══ SOURCE MATERIAL ══
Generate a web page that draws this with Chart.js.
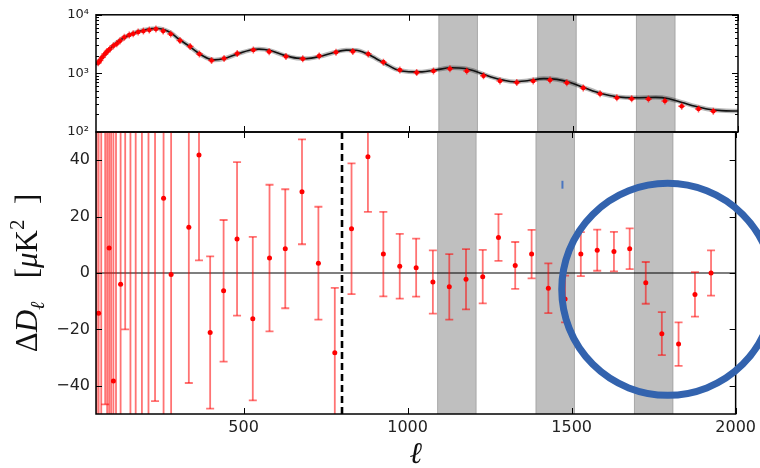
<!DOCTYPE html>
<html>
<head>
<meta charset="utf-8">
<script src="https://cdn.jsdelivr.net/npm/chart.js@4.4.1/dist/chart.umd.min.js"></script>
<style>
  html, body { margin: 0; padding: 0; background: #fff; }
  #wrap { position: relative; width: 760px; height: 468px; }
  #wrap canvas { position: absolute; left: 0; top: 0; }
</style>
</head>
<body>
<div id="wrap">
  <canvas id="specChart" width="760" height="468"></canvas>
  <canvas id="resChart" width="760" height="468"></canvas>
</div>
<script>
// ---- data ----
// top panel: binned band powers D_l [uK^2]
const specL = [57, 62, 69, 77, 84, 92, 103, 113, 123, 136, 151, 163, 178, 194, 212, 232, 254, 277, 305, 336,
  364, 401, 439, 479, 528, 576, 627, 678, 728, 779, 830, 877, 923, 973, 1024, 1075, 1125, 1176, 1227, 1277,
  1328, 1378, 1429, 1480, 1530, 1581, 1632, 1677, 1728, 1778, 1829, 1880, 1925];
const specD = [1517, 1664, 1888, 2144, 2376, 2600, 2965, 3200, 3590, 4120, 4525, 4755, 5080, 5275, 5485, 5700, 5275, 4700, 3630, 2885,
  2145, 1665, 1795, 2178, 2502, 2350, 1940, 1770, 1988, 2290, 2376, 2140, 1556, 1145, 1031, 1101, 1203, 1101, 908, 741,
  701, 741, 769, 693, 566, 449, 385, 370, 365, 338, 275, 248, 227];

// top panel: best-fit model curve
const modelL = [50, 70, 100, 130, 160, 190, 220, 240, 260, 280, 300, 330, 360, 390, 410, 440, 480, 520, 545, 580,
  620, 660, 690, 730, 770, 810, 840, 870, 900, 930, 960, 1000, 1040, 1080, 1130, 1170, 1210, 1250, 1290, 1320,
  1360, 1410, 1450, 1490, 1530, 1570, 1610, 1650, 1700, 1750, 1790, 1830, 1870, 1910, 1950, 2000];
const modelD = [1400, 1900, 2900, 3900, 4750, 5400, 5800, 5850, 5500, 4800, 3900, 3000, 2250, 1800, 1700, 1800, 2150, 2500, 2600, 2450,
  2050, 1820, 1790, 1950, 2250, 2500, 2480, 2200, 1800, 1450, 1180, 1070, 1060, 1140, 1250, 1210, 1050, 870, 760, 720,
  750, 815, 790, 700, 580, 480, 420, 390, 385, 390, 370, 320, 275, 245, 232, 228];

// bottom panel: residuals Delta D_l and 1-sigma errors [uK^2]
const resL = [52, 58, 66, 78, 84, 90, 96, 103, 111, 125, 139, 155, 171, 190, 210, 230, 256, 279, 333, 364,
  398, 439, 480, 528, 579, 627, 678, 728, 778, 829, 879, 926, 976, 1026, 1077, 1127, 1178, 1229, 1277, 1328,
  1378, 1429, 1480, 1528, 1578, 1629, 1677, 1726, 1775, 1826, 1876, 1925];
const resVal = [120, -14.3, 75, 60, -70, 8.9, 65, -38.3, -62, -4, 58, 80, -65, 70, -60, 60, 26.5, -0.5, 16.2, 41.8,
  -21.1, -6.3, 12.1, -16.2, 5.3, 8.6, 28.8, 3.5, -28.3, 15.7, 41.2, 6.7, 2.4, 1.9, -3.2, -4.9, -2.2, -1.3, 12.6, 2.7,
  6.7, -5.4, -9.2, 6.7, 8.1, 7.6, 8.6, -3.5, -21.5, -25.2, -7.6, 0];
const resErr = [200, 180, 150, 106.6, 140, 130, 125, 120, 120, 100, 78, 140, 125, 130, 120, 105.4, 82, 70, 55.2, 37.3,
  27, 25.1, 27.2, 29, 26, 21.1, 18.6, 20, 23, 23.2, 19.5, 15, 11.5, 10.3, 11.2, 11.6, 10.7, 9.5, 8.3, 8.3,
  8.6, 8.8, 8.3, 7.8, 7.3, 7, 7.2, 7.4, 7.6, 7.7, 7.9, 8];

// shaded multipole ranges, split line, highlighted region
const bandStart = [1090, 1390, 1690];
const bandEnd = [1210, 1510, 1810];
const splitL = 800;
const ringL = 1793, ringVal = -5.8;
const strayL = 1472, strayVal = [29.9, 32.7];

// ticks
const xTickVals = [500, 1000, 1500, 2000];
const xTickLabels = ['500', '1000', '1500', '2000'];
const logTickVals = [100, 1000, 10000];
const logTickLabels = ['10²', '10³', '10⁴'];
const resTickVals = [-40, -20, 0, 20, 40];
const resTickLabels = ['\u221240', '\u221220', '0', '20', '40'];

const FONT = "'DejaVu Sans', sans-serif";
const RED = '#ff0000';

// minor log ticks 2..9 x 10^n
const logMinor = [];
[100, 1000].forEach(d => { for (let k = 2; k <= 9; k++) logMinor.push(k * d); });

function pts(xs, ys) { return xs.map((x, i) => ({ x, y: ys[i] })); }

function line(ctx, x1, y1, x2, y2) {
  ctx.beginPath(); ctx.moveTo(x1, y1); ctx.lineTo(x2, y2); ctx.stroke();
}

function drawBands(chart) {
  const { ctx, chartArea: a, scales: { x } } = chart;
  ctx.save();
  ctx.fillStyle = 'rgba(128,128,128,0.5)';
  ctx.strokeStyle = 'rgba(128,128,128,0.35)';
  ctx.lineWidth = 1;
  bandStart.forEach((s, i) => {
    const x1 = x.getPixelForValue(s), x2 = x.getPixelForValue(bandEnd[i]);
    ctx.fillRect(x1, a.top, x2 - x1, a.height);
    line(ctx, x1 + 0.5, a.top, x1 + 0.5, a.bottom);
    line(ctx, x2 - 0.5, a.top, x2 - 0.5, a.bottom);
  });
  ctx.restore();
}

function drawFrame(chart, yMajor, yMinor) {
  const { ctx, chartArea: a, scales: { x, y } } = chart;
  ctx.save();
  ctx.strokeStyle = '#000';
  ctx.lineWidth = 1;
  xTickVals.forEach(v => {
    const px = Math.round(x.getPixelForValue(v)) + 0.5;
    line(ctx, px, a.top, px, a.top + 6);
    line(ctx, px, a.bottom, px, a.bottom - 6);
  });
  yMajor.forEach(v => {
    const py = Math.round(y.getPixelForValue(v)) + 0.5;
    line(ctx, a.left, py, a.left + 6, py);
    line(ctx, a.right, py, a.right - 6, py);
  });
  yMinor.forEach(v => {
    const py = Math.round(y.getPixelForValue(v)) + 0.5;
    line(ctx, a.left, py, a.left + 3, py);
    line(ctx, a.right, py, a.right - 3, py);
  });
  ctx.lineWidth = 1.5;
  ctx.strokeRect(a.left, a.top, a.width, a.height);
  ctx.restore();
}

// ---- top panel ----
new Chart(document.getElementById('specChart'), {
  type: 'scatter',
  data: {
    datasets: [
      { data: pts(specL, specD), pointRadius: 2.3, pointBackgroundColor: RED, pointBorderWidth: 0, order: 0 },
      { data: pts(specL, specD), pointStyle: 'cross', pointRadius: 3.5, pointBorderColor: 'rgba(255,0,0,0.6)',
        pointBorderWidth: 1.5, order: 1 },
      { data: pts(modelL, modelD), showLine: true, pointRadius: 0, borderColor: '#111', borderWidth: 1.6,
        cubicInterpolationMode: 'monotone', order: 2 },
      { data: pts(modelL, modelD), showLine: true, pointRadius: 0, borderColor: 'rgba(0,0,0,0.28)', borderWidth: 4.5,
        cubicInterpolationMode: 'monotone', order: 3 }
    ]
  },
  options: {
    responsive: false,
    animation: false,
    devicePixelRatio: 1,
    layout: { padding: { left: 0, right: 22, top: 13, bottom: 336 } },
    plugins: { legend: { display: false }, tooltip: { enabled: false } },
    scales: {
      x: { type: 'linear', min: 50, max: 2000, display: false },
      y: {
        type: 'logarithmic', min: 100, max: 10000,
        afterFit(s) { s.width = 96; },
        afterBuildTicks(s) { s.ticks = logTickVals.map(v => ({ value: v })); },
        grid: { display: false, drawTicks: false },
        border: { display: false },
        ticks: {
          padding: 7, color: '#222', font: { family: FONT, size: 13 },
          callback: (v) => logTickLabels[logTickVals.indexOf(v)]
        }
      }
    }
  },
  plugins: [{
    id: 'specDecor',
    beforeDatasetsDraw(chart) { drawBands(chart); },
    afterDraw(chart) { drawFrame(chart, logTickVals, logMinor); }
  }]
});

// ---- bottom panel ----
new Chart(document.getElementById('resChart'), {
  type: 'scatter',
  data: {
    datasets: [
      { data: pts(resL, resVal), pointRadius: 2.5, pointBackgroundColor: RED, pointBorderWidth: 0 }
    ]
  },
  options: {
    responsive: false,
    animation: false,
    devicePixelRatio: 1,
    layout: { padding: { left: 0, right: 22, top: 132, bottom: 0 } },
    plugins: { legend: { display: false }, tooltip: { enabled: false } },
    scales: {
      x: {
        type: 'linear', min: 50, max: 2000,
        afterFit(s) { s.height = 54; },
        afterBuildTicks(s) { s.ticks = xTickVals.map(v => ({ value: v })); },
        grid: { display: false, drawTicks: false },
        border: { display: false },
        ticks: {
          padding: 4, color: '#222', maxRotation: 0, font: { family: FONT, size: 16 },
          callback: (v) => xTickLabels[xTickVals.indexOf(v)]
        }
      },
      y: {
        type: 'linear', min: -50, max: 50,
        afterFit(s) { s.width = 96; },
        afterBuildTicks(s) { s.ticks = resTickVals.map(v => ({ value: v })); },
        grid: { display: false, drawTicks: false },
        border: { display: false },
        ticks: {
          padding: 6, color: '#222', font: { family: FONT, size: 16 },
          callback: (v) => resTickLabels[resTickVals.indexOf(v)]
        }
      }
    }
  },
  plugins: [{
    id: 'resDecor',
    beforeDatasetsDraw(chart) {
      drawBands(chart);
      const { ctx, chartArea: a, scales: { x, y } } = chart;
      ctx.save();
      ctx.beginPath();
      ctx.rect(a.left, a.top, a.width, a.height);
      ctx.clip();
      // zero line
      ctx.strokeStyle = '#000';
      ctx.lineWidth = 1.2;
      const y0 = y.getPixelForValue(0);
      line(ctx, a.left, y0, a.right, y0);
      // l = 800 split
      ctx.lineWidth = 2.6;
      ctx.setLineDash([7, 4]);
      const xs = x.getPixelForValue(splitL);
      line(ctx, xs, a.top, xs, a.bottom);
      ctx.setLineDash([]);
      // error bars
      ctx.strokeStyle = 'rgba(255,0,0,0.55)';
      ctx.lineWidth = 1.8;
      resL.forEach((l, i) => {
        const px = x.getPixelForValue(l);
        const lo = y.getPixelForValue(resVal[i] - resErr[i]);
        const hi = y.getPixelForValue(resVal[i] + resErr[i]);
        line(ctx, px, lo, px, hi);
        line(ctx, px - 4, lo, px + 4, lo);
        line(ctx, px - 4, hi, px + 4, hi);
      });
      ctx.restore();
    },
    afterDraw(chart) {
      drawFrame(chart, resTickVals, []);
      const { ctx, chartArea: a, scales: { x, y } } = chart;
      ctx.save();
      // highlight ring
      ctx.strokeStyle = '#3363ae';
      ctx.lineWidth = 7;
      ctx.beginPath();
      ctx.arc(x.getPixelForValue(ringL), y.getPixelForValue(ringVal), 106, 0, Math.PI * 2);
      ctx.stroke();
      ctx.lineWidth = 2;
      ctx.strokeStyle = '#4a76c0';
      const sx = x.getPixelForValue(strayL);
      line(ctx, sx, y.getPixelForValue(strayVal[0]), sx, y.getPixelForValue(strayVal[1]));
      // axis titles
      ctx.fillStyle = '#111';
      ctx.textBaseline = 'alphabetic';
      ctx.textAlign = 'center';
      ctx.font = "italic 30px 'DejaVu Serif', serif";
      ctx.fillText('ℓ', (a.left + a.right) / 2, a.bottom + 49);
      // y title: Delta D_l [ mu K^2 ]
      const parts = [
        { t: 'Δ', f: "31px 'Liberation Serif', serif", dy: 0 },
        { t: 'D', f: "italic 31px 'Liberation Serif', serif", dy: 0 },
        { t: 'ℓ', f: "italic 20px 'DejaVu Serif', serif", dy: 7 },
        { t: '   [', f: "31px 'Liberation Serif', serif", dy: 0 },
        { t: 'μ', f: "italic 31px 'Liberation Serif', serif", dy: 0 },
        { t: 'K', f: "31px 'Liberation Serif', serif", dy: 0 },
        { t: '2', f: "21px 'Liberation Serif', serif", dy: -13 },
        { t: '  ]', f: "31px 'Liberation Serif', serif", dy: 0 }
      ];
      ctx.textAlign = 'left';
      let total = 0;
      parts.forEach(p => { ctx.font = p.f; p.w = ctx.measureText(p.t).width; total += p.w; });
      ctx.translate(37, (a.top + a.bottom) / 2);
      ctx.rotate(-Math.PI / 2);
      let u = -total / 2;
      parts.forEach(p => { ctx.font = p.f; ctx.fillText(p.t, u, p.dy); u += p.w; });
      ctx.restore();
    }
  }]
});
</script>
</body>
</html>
═══
### [YOUR GOAL]
Reproduce the material above exactly, first line through the line that contains "275, 248, 227];", minus the pictures.

### [OUTPUT]
Generate a web page that draws this with Chart.js.
<!DOCTYPE html>
<html>
<head>
<meta charset="utf-8">
<script src="https://cdn.jsdelivr.net/npm/chart.js@4.4.1/dist/chart.umd.min.js"></script>
<style>
  html, body { margin: 0; padding: 0; background: #fff; }
  #wrap { position: relative; width: 760px; height: 468px; }
  #wrap canvas { position: absolute; left: 0; top: 0; }
</style>
</head>
<body>
<div id="wrap">
  <canvas id="specChart" width="760" height="468"></canvas>
  <canvas id="resChart" width="760" height="468"></canvas>
</div>
<script>
// ---- data ----
// top panel: binned band powers D_l [uK^2]
const specL = [57, 62, 69, 77, 84, 92, 103, 113, 123, 136, 151, 163, 178, 194, 212, 232, 254, 277, 305, 336,
  364, 401, 439, 479, 528, 576, 627, 678, 728, 779, 830, 877, 923, 973, 1024, 1075, 1125, 1176, 1227, 1277,
  1328, 1378, 1429, 1480, 1530, 1581, 1632, 1677, 1728, 1778, 1829, 1880, 1925];
const specD = [1517, 1664, 1888, 2144, 2376, 2600, 2965, 3200, 3590, 4120, 4525, 4755, 5080, 5275, 5485, 5700, 5275, 4700, 3630, 2885,
  2145, 1665, 1795, 2178, 2502, 2350, 1940, 1770, 1988, 2290, 2376, 2140, 1556, 1145, 1031, 1101, 1203, 1101, 908, 741,
  701, 741, 769, 693, 566, 449, 385, 370, 365, 338, 275, 248, 227];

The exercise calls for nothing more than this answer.